» **Exercise directions**: The material below should be written out in full and exactly; pictures stay out of the copy.

» **Given data**:
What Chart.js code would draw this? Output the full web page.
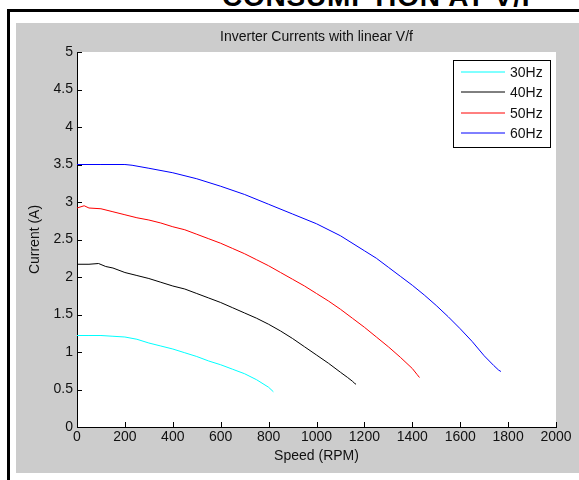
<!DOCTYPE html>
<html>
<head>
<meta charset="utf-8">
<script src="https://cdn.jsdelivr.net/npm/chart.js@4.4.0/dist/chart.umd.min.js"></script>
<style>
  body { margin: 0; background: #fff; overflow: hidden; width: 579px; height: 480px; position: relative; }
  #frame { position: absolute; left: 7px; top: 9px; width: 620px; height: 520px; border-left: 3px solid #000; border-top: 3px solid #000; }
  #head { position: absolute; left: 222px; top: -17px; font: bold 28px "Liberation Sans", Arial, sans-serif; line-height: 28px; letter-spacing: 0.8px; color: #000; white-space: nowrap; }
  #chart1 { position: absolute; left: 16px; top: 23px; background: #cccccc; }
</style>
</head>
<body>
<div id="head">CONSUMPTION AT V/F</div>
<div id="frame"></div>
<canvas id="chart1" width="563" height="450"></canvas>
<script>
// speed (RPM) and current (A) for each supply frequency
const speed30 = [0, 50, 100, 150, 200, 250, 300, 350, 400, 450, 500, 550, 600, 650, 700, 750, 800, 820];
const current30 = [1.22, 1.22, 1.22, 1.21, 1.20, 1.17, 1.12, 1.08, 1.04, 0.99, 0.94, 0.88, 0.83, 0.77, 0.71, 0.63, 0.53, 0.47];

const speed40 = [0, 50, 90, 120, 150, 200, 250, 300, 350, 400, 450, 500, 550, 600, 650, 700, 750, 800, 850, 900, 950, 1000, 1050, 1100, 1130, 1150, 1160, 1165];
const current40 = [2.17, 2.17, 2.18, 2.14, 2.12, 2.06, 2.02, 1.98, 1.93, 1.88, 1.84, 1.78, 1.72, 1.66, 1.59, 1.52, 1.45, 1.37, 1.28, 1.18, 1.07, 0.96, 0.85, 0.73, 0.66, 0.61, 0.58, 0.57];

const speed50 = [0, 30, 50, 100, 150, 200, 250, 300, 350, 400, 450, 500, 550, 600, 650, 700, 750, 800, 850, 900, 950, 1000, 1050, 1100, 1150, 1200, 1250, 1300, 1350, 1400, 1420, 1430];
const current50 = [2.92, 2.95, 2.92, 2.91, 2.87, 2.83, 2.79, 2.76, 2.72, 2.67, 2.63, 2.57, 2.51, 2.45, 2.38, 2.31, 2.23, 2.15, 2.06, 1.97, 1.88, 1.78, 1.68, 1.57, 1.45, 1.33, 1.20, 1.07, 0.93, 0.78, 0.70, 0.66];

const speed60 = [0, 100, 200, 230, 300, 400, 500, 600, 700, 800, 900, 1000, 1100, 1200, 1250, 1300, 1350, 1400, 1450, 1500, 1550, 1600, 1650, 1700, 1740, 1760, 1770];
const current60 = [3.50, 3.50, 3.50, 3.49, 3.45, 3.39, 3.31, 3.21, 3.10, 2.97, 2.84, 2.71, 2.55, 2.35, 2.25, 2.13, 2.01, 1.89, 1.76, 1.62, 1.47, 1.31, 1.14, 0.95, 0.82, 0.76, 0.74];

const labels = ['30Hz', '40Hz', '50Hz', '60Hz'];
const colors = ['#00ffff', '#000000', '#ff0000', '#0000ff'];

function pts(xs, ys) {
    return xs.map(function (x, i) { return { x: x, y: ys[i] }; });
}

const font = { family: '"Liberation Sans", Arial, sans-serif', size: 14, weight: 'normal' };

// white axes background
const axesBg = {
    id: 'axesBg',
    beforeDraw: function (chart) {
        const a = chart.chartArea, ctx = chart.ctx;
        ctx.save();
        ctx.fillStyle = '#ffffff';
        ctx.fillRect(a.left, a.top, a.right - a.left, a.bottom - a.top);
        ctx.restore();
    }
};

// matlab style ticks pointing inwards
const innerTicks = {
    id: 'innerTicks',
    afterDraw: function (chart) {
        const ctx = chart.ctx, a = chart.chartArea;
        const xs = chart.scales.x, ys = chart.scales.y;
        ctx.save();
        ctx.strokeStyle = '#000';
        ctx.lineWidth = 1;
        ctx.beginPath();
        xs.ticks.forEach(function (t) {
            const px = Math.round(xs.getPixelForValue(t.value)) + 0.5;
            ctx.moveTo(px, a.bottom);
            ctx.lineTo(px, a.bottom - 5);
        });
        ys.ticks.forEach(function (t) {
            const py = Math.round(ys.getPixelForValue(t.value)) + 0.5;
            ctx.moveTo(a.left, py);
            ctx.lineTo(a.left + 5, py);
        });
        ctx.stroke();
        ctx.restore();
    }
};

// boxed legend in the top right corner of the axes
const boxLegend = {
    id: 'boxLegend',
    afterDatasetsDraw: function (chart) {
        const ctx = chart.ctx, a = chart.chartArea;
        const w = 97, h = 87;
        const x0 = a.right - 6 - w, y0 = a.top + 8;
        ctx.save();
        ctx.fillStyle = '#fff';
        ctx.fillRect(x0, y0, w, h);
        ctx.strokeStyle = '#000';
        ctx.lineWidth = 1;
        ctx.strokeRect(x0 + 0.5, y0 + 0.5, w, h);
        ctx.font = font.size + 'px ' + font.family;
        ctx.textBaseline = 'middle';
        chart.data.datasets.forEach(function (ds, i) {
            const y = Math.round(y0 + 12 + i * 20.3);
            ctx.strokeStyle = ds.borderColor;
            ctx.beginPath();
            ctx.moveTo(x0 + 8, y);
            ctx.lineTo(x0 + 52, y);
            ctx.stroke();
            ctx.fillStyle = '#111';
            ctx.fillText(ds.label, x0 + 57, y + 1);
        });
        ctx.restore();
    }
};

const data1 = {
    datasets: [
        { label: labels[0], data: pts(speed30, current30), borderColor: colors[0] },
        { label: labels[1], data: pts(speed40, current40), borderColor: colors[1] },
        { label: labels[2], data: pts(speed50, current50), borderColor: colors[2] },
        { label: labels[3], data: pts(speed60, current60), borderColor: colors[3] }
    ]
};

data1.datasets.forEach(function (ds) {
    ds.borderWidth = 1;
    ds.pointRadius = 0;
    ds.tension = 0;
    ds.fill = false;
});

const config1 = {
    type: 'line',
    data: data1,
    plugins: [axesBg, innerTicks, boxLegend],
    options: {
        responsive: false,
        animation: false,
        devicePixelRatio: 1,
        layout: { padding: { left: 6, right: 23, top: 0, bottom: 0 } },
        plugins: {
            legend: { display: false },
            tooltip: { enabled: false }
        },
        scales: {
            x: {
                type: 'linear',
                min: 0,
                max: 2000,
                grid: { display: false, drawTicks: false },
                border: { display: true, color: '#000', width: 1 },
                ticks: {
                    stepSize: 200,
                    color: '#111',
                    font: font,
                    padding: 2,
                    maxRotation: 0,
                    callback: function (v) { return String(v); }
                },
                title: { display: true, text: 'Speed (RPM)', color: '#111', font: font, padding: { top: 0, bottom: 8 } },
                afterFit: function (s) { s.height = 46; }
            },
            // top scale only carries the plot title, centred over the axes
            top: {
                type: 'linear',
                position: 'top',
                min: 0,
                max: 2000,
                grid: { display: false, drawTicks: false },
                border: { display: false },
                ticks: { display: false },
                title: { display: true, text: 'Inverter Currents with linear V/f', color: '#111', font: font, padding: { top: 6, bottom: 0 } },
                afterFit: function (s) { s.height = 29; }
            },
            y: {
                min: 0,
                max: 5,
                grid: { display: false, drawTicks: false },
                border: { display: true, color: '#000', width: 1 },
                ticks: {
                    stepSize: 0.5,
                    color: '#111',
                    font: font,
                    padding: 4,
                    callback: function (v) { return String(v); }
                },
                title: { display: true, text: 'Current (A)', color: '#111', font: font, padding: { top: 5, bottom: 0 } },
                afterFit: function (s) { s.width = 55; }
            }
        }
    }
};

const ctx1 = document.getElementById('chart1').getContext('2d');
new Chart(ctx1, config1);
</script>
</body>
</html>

» **Final result**:
What Chart.js code would draw this? Output the full web page.
<!DOCTYPE html>
<html>
<head>
<meta charset="utf-8">
<script src="https://cdn.jsdelivr.net/npm/chart.js@4.4.0/dist/chart.umd.min.js"></script>
<style>
  body { margin: 0; background: #fff; overflow: hidden; width: 579px; height: 480px; position: relative; }
  #frame { position: absolute; left: 7px; top: 9px; width: 620px; height: 520px; border-left: 3px solid #000; border-top: 3px solid #000; }
  #head { position: absolute; left: 222px; top: -17px; font: bold 28px "Liberation Sans", Arial, sans-serif; line-height: 28px; letter-spacing: 0.8px; color: #000; white-space: nowrap; }
  #chart1 { position: absolute; left: 16px; top: 23px; background: #cccccc; }
</style>
</head>
<body>
<div id="head">CONSUMPTION AT V/F</div>
<div id="frame"></div>
<canvas id="chart1" width="563" height="450"></canvas>
<script>
// speed (RPM) and current (A) for each supply frequency
const speed30 = [0, 50, 100, 150, 200, 250, 300, 350, 400, 450, 500, 550, 600, 650, 700, 750, 800, 820];
const current30 = [1.22, 1.22, 1.22, 1.21, 1.20, 1.17, 1.12, 1.08, 1.04, 0.99, 0.94, 0.88, 0.83, 0.77, 0.71, 0.63, 0.53, 0.47];

const speed40 = [0, 50, 90, 120, 150, 200, 250, 300, 350, 400, 450, 500, 550, 600, 650, 700, 750, 800, 850, 900, 950, 1000, 1050, 1100, 1130, 1150, 1160, 1165];
const current40 = [2.17, 2.17, 2.18, 2.14, 2.12, 2.06, 2.02, 1.98, 1.93, 1.88, 1.84, 1.78, 1.72, 1.66, 1.59, 1.52, 1.45, 1.37, 1.28, 1.18, 1.07, 0.96, 0.85, 0.73, 0.66, 0.61, 0.58, 0.57];

const speed50 = [0, 30, 50, 100, 150, 200, 250, 300, 350, 400, 450, 500, 550, 600, 650, 700, 750, 800, 850, 900, 950, 1000, 1050, 1100, 1150, 1200, 1250, 1300, 1350, 1400, 1420, 1430];
const current50 = [2.92, 2.95, 2.92, 2.91, 2.87, 2.83, 2.79, 2.76, 2.72, 2.67, 2.63, 2.57, 2.51, 2.45, 2.38, 2.31, 2.23, 2.15, 2.06, 1.97, 1.88, 1.78, 1.68, 1.57, 1.45, 1.33, 1.20, 1.07, 0.93, 0.78, 0.70, 0.66];

const speed60 = [0, 100, 200, 230, 300, 400, 500, 600, 700, 800, 900, 1000, 1100, 1200, 1250, 1300, 1350, 1400, 1450, 1500, 1550, 1600, 1650, 1700, 1740, 1760, 1770];
const current60 = [3.50, 3.50, 3.50, 3.49, 3.45, 3.39, 3.31, 3.21, 3.10, 2.97, 2.84, 2.71, 2.55, 2.35, 2.25, 2.13, 2.01, 1.89, 1.76, 1.62, 1.47, 1.31, 1.14, 0.95, 0.82, 0.76, 0.74];

const labels = ['30Hz', '40Hz', '50Hz', '60Hz'];
const colors = ['#00ffff', '#000000', '#ff0000', '#0000ff'];

function pts(xs, ys) {
    return xs.map(function (x, i) { return { x: x, y: ys[i] }; });
}

const font = { family: '"Liberation Sans", Arial, sans-serif', size: 14, weight: 'normal' };

// white axes background
const axesBg = {
    id: 'axesBg',
    beforeDraw: function (chart) {
        const a = chart.chartArea, ctx = chart.ctx;
        ctx.save();
        ctx.fillStyle = '#ffffff';
        ctx.fillRect(a.left, a.top, a.right - a.left, a.bottom - a.top);
        ctx.restore();
    }
};

// matlab style ticks pointing inwards
const innerTicks = {
    id: 'innerTicks',
    afterDraw: function (chart) {
        const ctx = chart.ctx, a = chart.chartArea;
        const xs = chart.scales.x, ys = chart.scales.y;
        ctx.save();
        ctx.strokeStyle = '#000';
        ctx.lineWidth = 1;
        ctx.beginPath();
        xs.ticks.forEach(function (t) {
            const px = Math.round(xs.getPixelForValue(t.value)) + 0.5;
            ctx.moveTo(px, a.bottom);
            ctx.lineTo(px, a.bottom - 5);
        });
        ys.ticks.forEach(function (t) {
            const py = Math.round(ys.getPixelForValue(t.value)) + 0.5;
            ctx.moveTo(a.left, py);
            ctx.lineTo(a.left + 5, py);
        });
        ctx.stroke();
        ctx.restore();
    }
};

// boxed legend in the top right corner of the axes
const boxLegend = {
    id: 'boxLegend',
    afterDatasetsDraw: function (chart) {
        const ctx = chart.ctx, a = chart.chartArea;
        const w = 97, h = 87;
        const x0 = a.right - 6 - w, y0 = a.top + 8;
        ctx.save();
        ctx.fillStyle = '#fff';
        ctx.fillRect(x0, y0, w, h);
        ctx.strokeStyle = '#000';
        ctx.lineWidth = 1;
        ctx.strokeRect(x0 + 0.5, y0 + 0.5, w, h);
        ctx.font = font.size + 'px ' + font.family;
        ctx.textBaseline = 'middle';
        chart.data.datasets.forEach(function (ds, i) {
            const y = Math.round(y0 + 12 + i * 20.3);
            ctx.strokeStyle = ds.borderColor;
            ctx.beginPath();
            ctx.moveTo(x0 + 8, y);
            ctx.lineTo(x0 + 52, y);
            ctx.stroke();
            ctx.fillStyle = '#111';
            ctx.fillText(ds.label, x0 + 57, y + 1);
        });
        ctx.restore();
    }
};

const data1 = {
    datasets: [
        { label: labels[0], data: pts(speed30, current30), borderColor: colors[0] },
        { label: labels[1], data: pts(speed40, current40), borderColor: colors[1] },
        { label: labels[2], data: pts(speed50, current50), borderColor: colors[2] },
        { label: labels[3], data: pts(speed60, current60), borderColor: colors[3] }
    ]
};

data1.datasets.forEach(function (ds) {
    ds.borderWidth = 1;
    ds.pointRadius = 0;
    ds.tension = 0;
    ds.fill = false;
});

const config1 = {
    type: 'line',
    data: data1,
    plugins: [axesBg, innerTicks, boxLegend],
    options: {
        responsive: false,
        animation: false,
        devicePixelRatio: 1,
        layout: { padding: { left: 6, right: 23, top: 0, bottom: 0 } },
        plugins: {
            legend: { display: false },
            tooltip: { enabled: false }
        },
        scales: {
            x: {
                type: 'linear',
                min: 0,
                max: 2000,
                grid: { display: false, drawTicks: false },
                border: { display: true, color: '#000', width: 1 },
                ticks: {
                    stepSize: 200,
                    color: '#111',
                    font: font,
                    padding: 2,
                    maxRotation: 0,
                    callback: function (v) { return String(v); }
                },
                title: { display: true, text: 'Speed (RPM)', color: '#111', font: font, padding: { top: 0, bottom: 8 } },
                afterFit: function (s) { s.height = 46; }
            },
            // top scale only carries the plot title, centred over the axes
            top: {
                type: 'linear',
                position: 'top',
                min: 0,
                max: 2000,
                grid: { display: false, drawTicks: false },
                border: { display: false },
                ticks: { display: false },
                title: { display: true, text: 'Inverter Currents with linear V/f', color: '#111', font: font, padding: { top: 6, bottom: 0 } },
                afterFit: function (s) { s.height = 29; }
            },
            y: {
                min: 0,
                max: 5,
                grid: { display: false, drawTicks: false },
                border: { display: true, color: '#000', width: 1 },
                ticks: {
                    stepSize: 0.5,
                    color: '#111',
                    font: font,
                    padding: 4,
                    callback: function (v) { return String(v); }
                },
                title: { display: true, text: 'Current (A)', color: '#111', font: font, padding: { top: 5, bottom: 0 } },
                afterFit: function (s) { s.width = 55; }
            }
        }
    }
};

const ctx1 = document.getElementById('chart1').getContext('2d');
new Chart(ctx1, config1);
</script>
</body>
</html>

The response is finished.